April 29, 2010

Defense Wins Titles (But Offense Does, Too)

by Patrick Stevens | Special to Lacrosse Magazine Online

Adam Ghitelman's 16-save performance in the ACC championship game was the most tangible result of Virginia's renewed vigor on defense.

© John Strohsacker/LaxPhotos.com

His team less than an hour removed from collecting its first ACC championship in four years after a suffocating defensive performance, Virginia coach Dom Starsia’s thoughts drifted back to a time when such an outing wasn’t so likely.

Namely, last year.

For as good as the Cavaliers were for much of the season, they gave up at least 15 goals in three of their final six games in 2009. And coming into the season, it was clear Virginia would need improved play from its veteran close defense and its third-year starter at goalie.

Yet Starsia also thought back to the words of a coach in another sport who only a few years ago promised (as coaches sometimes do) his team would play defense the following year.

“You can’t tell me you didn’t coach any defense this year. You didn’t try?” Starsia said. “I tried to coach defense last year. It just didn’t work in every instance. We also fell down on offense sometimes. We’re a team, the way that we play, I put responsibility in the kids’ hands. When it goes bad, it can look bad. When it’s going well, it looks great.”

For much of this past weekend at Byrd Stadium, the top-ranked Cavaliers (13-1) looked great. Aside from a slow start, Virginia controlled a potent Duke offense that repeatedly created headaches for the Cavaliers in recent seasons. And after spotting Maryland a three-goal lead, Virginia allowed three goals in the last 52 minutes of a 10-6 victory.

Goalie Adam Ghitelman (season-high 16 saves) had a big say in the outcome. But so did defensemen Ken Clausen, who bottled up attackman Ryan Young, and Matt Lovejoy, who held the Terrapins’ Grant Catalino to a goal and an assist just two days after Catalino scored six times against North Carolina.

It was a maestro performance, and its occurrence was most timely. Rather than facing late-season questions about a perceived shortcoming or two, the Cavaliers will enter the NCAA tournament with a strong sense of what they can do when their defense is especially tight.

“If our defense plays like that, minus the first 10 minutes of each game, we’re going to be a tough, tough team to beat with the offense we have and the guys in between the lines and at the faceoff X,” Ghitelman said. “We’re going to gather possessions and we’re going to play great offense. If our defense can hold teams to numbers like today, it’s going to be tough to beat this team. But those 10 minutes did happen, and some teams are going to make you pay. We can’t let that happen.”

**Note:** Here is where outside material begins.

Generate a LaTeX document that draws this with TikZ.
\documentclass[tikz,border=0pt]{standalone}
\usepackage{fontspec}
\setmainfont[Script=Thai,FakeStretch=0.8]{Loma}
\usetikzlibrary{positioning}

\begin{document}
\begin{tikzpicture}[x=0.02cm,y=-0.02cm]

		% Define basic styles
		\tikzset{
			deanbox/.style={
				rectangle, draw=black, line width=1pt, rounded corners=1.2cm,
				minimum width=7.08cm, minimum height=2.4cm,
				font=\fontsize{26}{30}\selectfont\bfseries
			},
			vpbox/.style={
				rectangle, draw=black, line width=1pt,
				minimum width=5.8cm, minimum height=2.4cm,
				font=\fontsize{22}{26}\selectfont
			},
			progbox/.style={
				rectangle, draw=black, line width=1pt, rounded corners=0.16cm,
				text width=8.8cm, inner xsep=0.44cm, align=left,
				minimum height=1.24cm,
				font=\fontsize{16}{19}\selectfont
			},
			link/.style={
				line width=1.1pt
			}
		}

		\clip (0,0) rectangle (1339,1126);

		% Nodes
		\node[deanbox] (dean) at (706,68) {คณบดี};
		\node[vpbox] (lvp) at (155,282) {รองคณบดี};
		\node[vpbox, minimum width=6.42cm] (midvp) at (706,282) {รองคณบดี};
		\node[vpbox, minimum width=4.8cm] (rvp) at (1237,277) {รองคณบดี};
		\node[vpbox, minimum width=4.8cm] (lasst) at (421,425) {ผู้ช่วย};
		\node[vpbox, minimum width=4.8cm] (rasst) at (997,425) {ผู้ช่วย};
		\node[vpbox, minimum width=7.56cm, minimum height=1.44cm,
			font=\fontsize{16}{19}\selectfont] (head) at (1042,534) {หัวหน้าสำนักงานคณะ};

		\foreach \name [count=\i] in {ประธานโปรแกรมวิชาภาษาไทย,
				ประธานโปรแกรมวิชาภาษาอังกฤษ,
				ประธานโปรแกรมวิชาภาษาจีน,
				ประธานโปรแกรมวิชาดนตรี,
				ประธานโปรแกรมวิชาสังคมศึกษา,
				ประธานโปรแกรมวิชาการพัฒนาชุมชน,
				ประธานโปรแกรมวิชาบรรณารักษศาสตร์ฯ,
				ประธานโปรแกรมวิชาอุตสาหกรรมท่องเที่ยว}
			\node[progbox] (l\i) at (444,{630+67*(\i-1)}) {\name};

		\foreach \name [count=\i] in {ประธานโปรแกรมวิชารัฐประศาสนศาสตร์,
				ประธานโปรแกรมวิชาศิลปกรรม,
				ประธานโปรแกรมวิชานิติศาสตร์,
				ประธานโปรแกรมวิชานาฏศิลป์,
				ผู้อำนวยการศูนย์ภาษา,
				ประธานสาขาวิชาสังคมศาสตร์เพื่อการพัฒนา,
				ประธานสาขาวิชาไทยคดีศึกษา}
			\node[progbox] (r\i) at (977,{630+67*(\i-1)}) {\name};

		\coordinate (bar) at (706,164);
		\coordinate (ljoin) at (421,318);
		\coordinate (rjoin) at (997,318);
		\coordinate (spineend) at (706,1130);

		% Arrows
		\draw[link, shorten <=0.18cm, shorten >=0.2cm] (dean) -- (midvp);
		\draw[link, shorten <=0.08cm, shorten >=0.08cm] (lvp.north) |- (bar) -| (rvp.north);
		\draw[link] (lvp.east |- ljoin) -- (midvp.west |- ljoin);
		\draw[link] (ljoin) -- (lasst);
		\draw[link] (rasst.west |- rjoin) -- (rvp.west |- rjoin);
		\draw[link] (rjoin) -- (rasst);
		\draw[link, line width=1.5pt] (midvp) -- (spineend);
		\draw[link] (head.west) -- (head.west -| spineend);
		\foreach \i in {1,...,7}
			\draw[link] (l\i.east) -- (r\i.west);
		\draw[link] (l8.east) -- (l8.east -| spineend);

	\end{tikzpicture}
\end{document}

Across the parking lot earlier in the day, another ACC team was busy winning a title thanks to a solidified defense. The Maryland women’s team was just a couple weeks removed from its only loss of the season, a 13-9 setback at North Carolina. Yet by the time the Terrapins (16-1) earned their second shot at the Tar Heels, their defense had asserted itself.

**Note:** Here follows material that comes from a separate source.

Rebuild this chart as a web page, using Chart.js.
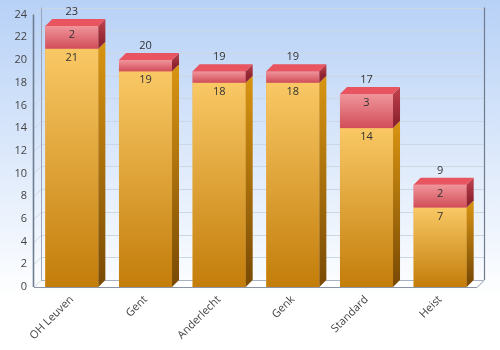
<!DOCTYPE html>
<html>
<head>
<meta charset="utf-8">
<script src="https://cdn.jsdelivr.net/npm/chart.js@4.4.1/dist/chart.umd.min.js"></script>
<style>
  html, body { margin: 0; padding: 0; background: #fff; }
  #wrap { width: 500px; height: 350px; }
</style>
</head>
<body>
<div id="wrap"><canvas id="teamsChart" width="500" height="350"></canvas></div>
<script>
const categories = ['OH Leuven', 'Gent', 'Anderlecht', 'Genk', 'Standard', 'Heist'];
const orangeValues = [21, 19, 18, 18, 14, 7];
const redValues = [2, 1, 1, 1, 3, 2];
const yMin = 0, yMax = 24, yStep = 2;

const depth = 7;
const fontFamily = '"Open Sans", "Noto Sans", sans-serif';

// background and the 3D box (walls, floor, grid)
const boxPlugin = {
    id: 'box3d',
    beforeDraw(chart) {
        const { ctx, width, height } = chart;
        const g = ctx.createLinearGradient(0, 0, 0, height);
        g.addColorStop(0, '#b7d1f6');
        g.addColorStop(0.85, '#ffffff');
        g.addColorStop(1, '#ffffff');
        ctx.save();
        ctx.fillStyle = g;
        ctx.fillRect(0, 0, width, height);
        ctx.restore();
    },
    beforeDatasetsDraw(chart) {
        const { ctx, chartArea } = chart;
        const yScale = chart.scales.y;
        const L = chartArea.left - 1, R = chartArea.right;
        const y0 = yScale.getPixelForValue(yMin);
        const yTop = yScale.getPixelForValue(yMax);
        ctx.save();
        // floor
        ctx.fillStyle = '#ffffff';
        ctx.beginPath();
        ctx.moveTo(L, y0);
        ctx.lineTo(L + depth, y0 - depth);
        ctx.lineTo(R + depth, y0 - depth);
        ctx.lineTo(R, y0);
        ctx.closePath();
        ctx.fill();
        // grid lines on left wall and back wall
        ctx.strokeStyle = '#cdd6e3';
        ctx.lineWidth = 1;
        for (let v = yMin; v <= yMax; v += yStep) {
            const py = Math.round(yScale.getPixelForValue(v)) + 0.5;
            ctx.beginPath();
            ctx.moveTo(L, py);
            ctx.lineTo(L + depth, py - depth);
            ctx.lineTo(R + depth, py - depth);
            ctx.stroke();
        }
        // floor edges
        ctx.strokeStyle = '#8a94a6';
        ctx.beginPath();
        ctx.moveTo(L, Math.round(y0) + 0.5);
        ctx.lineTo(R, Math.round(y0) + 0.5);
        ctx.lineTo(R + depth, Math.round(y0) - depth + 0.5);
        ctx.stroke();
        ctx.strokeStyle = '#a9b2c2';
        ctx.beginPath();
        ctx.moveTo(L + depth, Math.round(y0) - depth + 0.5);
        ctx.lineTo(R + depth, Math.round(y0) - depth + 0.5);
        ctx.stroke();
        // wall edges
        ctx.strokeStyle = '#9aa5b8';
        ctx.beginPath();
        ctx.moveTo(L + depth + 0.5, y0 - depth);
        ctx.lineTo(L + depth + 0.5, yTop - depth);
        ctx.stroke();
        ctx.strokeStyle = '#6f7d93';
        ctx.lineWidth = 1.6;
        ctx.beginPath();
        ctx.moveTo(L - 0.5, y0);
        ctx.lineTo(L - 0.5, yTop);
        ctx.stroke();
        ctx.strokeStyle = '#707c8e';
        ctx.lineWidth = 1.2;
        ctx.beginPath();
        ctx.moveTo(R + depth + 0.5, y0 - depth);
        ctx.lineTo(R + depth + 0.5, yTop - depth);
        ctx.stroke();
        ctx.restore();
    }
};

const faces = [
    { front: ['#f9c865', '#c37d0a'], side: ['#d99512', '#7c4c05'], top: '#fbd98a' },
    { front: ['#f0959b', '#d14d58'], side: ['#c0434f', '#8f2430'], top: '#e8545f' }
];

// front, side and top faces plus value labels
const barsPlugin = {
    id: 'bars3d',
    afterDatasetsDraw(chart) {
        const ctx = chart.ctx;
        const boxes = [];
        ctx.save();
        chart.data.datasets.forEach((ds, di) => {
            const meta = chart.getDatasetMeta(di);
            const f = faces[di];
            meta.data.forEach((bar, i) => {
                const { x, y, base, width } = bar.getProps(['x', 'y', 'base', 'width'], true);
                const l = x - width / 2, r = x + width / 2;
                // front
                let g = ctx.createLinearGradient(0, y, 0, base);
                g.addColorStop(0, f.front[0]);
                g.addColorStop(1, f.front[1]);
                ctx.fillStyle = g;
                ctx.fillRect(l, y, width, base - y);
                // side
                g = ctx.createLinearGradient(0, y - depth, 0, base - depth);
                g.addColorStop(0, f.side[0]);
                g.addColorStop(1, f.side[1]);
                ctx.fillStyle = g;
                ctx.beginPath();
                ctx.moveTo(r, y);
                ctx.lineTo(r + depth, y - depth);
                ctx.lineTo(r + depth, base - depth);
                ctx.lineTo(r, base);
                ctx.closePath();
                ctx.fill();
                // top face only on the highest segment
                if (di === chart.data.datasets.length - 1) {
                    ctx.fillStyle = f.top;
                    ctx.beginPath();
                    ctx.moveTo(l, y);
                    ctx.lineTo(l + depth, y - depth);
                    ctx.lineTo(r + depth, y - depth);
                    ctx.lineTo(r, y);
                    ctx.closePath();
                    ctx.fill();
                }
                boxes.push({ di, i, x, y, base, value: ds.data[i] });
            });
        });
        ctx.font = '11px ' + fontFamily;
        ctx.fillStyle = '#333333';
        ctx.textAlign = 'center';
        ctx.textBaseline = 'middle';
        boxes.forEach(b => {
            if (b.base - b.y > 16) ctx.fillText(String(b.value), b.x, b.y + 9);
        });
        const last = chart.data.datasets.length - 1;
        boxes.filter(b => b.di === last).forEach(b => {
            const total = orangeValues[b.i] + redValues[b.i];
            ctx.fillText(String(total), b.x, b.y - depth - 7);
        });
        ctx.restore();
    }
};

const canvas = document.getElementById('teamsChart');
new Chart(canvas.getContext('2d'), {
    type: 'bar',
    data: {
        labels: categories,
        datasets: [{
            data: orangeValues,
            backgroundColor: '#e9a532',
            categoryPercentage: 0.72,
            barPercentage: 1
        }, {
            data: redValues,
            backgroundColor: '#e0646d',
            categoryPercentage: 0.72,
            barPercentage: 1
        }]
    },
    options: {
        responsive: false,
        animation: false,
        layout: { padding: { top: 12, right: 23, left: 0, bottom: 0 } },
        plugins: { legend: { display: false }, tooltip: { enabled: false } },
        scales: {
            x: {
                stacked: true,
                grid: { display: false, drawTicks: false },
                border: { display: false },
                ticks: {
                    minRotation: 45,
                    maxRotation: 45,
                    padding: 6,
                    color: '#444',
                    font: { family: fontFamily, size: 11 }
                },
                afterFit(scale) { scale.height = 63; }
            },
            y: {
                stacked: true,
                min: yMin,
                max: yMax,
                grid: { display: false, drawTicks: false },
                border: { display: false },
                ticks: {
                    stepSize: yStep,
                    padding: 8,
                    color: '#444',
                    font: { family: fontFamily, size: 11 }
                },
                afterFit(scale) { scale.width = 35; }
            }
        }
    },
    plugins: [boxPlugin, barsPlugin]
});
</script>
</body>
</html>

Maryland allowed 16 goals in the three games between run-ins with Carolina, but Sunday’s 10-5 defeat of the balanced Tar Heels was particularly instructive.

North Carolina scored once in the first half. After closing within 6-3 just after halftime, the Tar Heels were stymied for more than 20 minutes by the Terps’ stifling defense.

Brittany Dipper backstops a Maryland defense that saw much improvement after its regular season loss to UNC -- which the Terps avenged in the ACC championship game.

© John Strohsacker/LaxPhotos.com


“I was thrilled with our defense this weekend,” Maryland coach Cathy Reese said. “Against North Carolina on Sunday, I think our defense played especially well. We helped each other out well, and that was something we were looking to improve on as we went through the season. Our slides were where they needed to be, we played good, solid one-on-one defense and it showed.”

The help came from everywhere. Nelson is pleased with the leadership of Karissa Taylor, the contributions of Brittany Poist in the clearing game to create transition and the overall play of Abby Caso.

Put together, it set up a stellar game for a unit anchored by Brittany Dipper, who made a dozen saves while improving her goals against average to 7.49.

“She’s had some ups and downs throughout the season, and we really feel when we play well defensively, she’s able to succeed in her role and kind of shine through and make saves,” Reese said. “I think we did that. We played very well defensively and they took the shots we wanted them to take.”

As was the case with the Virginia men, the Maryland women’s defense was granted a lot of responsibility entering one of the most exciting weekends of the season.

Both teams were ranked No. 1 in their respective coaches polls this week. Both enter May with some impressive hardware -- and a formula for bringing home more on Memorial Day weekend.